The bean counters most probably think the promise of jam tomorrow in the shape of advanced unmanned systems justifies procuring the absolute minimum of air-frames now.

Problem is the uncertainty around if and when drones can offer the same level of capability. How many years until a stopgap is no longer a stopgap?

David Steeper
David Steeper
7 months ago

I think i’ve found the best job in the world. Be a high up in the UK armed forces. It doesn’t matter how bad a job you do everyone will blame the politicians for not giving you enough money. The world is full of armed services to compare our own with. Some do a better job some worse. If you want to know where ours are in the league table just compare what we get for our money and what they get for more but overwhelmingly less. For what little it’s worth my own gold standard is the USMC.

Mr Mark Franks
Mr Mark Franks
7 months ago

3 is not enough even with proposed drone capability. It really defies logic and once in service we will be told that one will be online with 2 in use reserves which means one in the shed and one with snags. These airframes are going to have very busy lives.

Klonkie
Klonkie
7 months ago

3 is simply insufficient. When there is a surge requirement for a sustained ops tempo, watch the wheels come off. To exacerbate things, there is not only the maintenance requirements on the aircraft, but all the internal systems, software and hardware. My overriding memory from my experiences as an Air Force Ops officer ” If something can brake down – it wilI”

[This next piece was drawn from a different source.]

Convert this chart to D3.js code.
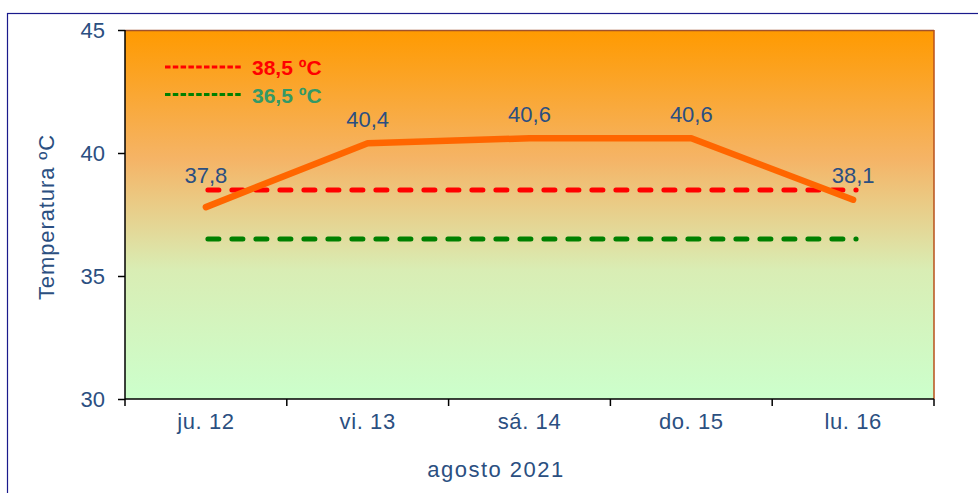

The being said , I mean no disrespect to the maintenance and ops crews. Thank you for your tireless efforts, professionalism and dedication, I’d value any input on the subject from ex E3 Sentry drivers/crews.

Graeme Chidgey
Graeme Chidgey
6 months ago

I’ve always wondered if the cut from 5 to 3 was also because the MOD didnt want to pay for new built aircraft. Still hoping that when 2 and 3 are further along, they will go get a couple more ex airline 737-700s.